Pour importante que soit la décision du 20 novembre dernier, il convient de rappeler les règles posées par le Parlement européen et le Conseil européen dans le règlement dit « Mécanisme pour l’interconnexion en Europe », adopté le 11 décembre dernier, qui précisent les conditions des concours financiers octroyés par l’Europe.

Vous le savez, monsieur le ministre, l’octroi des financements européens relève directement de l’appel à projets qui sera lancé dans les prochains mois.
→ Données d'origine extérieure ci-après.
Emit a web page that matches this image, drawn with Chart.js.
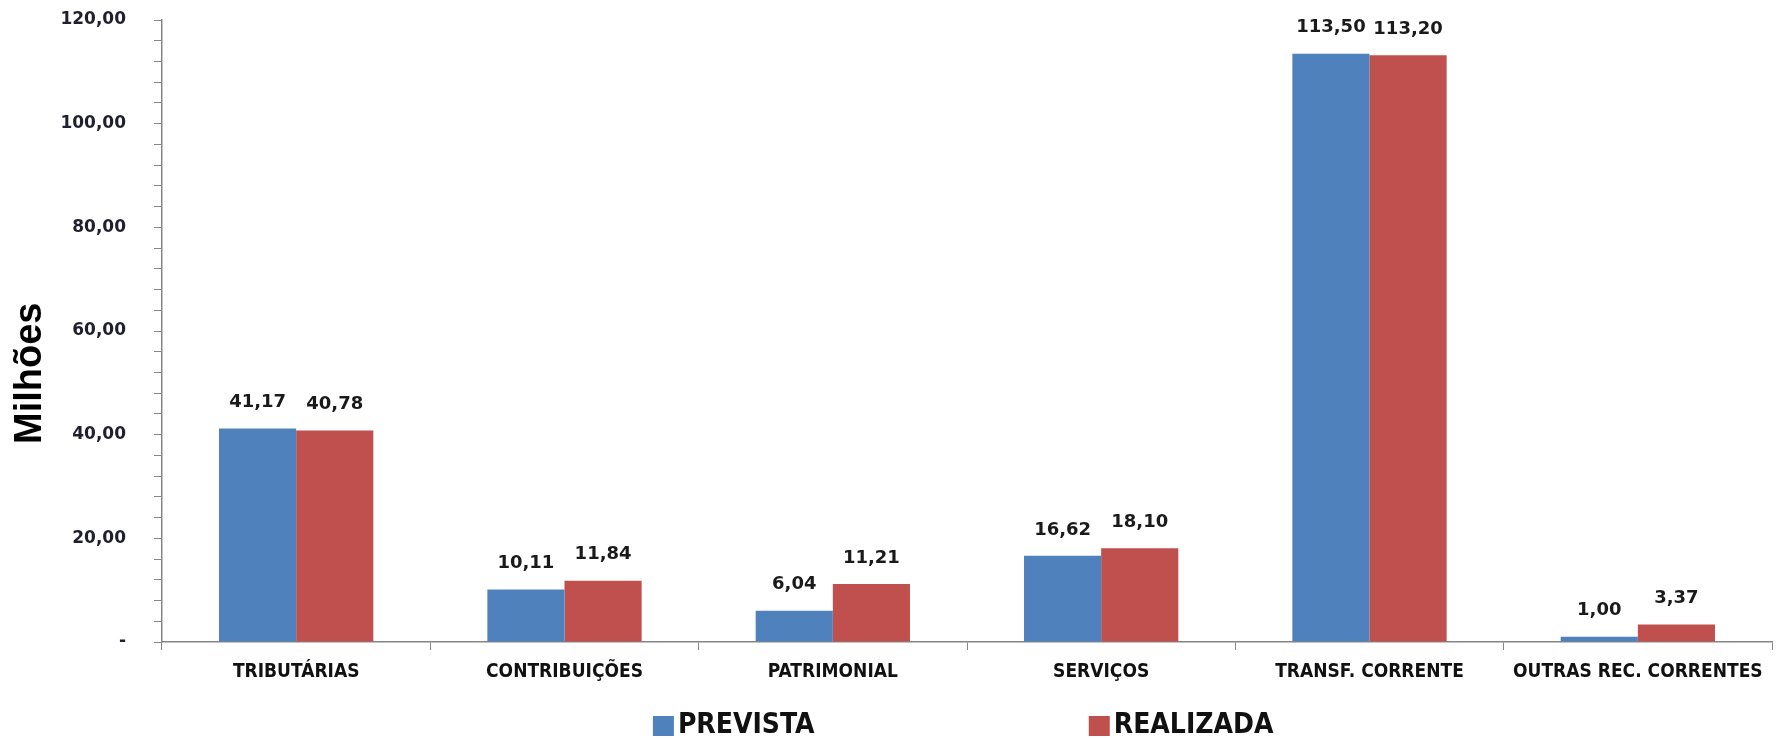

La France et l’Italie devront évidemment y répondre, mais elles devront surtout satisfaire à deux exigences.

La première, déjà ancienne, c’est la nomination, d’ici à l’été 2014, d’un promoteur public qui sera chargé de la réalisation du chantier. La première question, monsieur le ministre, porte évidemment sur l’engagement du Gouvernement de désigner ce promoteur public, dès à présent ou en tout cas avant l’été.

La seconde exigence, c’est le montage financier de l’opération et la certification des coûts du projet, conjoints avec nos partenaires italiens. Cette ingénierie et le plan financier devront être finalisés d’ici à l’automne 2014. Là encore, il s’agit d’une condition essentielle de la recevabilité de la réponse à l’appel d’offres européen.

Monsieur le ministre, ces trois conditions – réponse à l’appel d’offres, mise en place d’un opérateur, adoption du montage financier de l’opération – sont celles auxquelles les États français et italien doivent satisfaire. C’est également la clé pour concrétiser les engagements pris le 20 novembre dernier par le Président de la République et par le président du Conseil italien et pour doter notre pays de cette grande infrastructure européenne répondant aux enjeux économiques et environnementaux.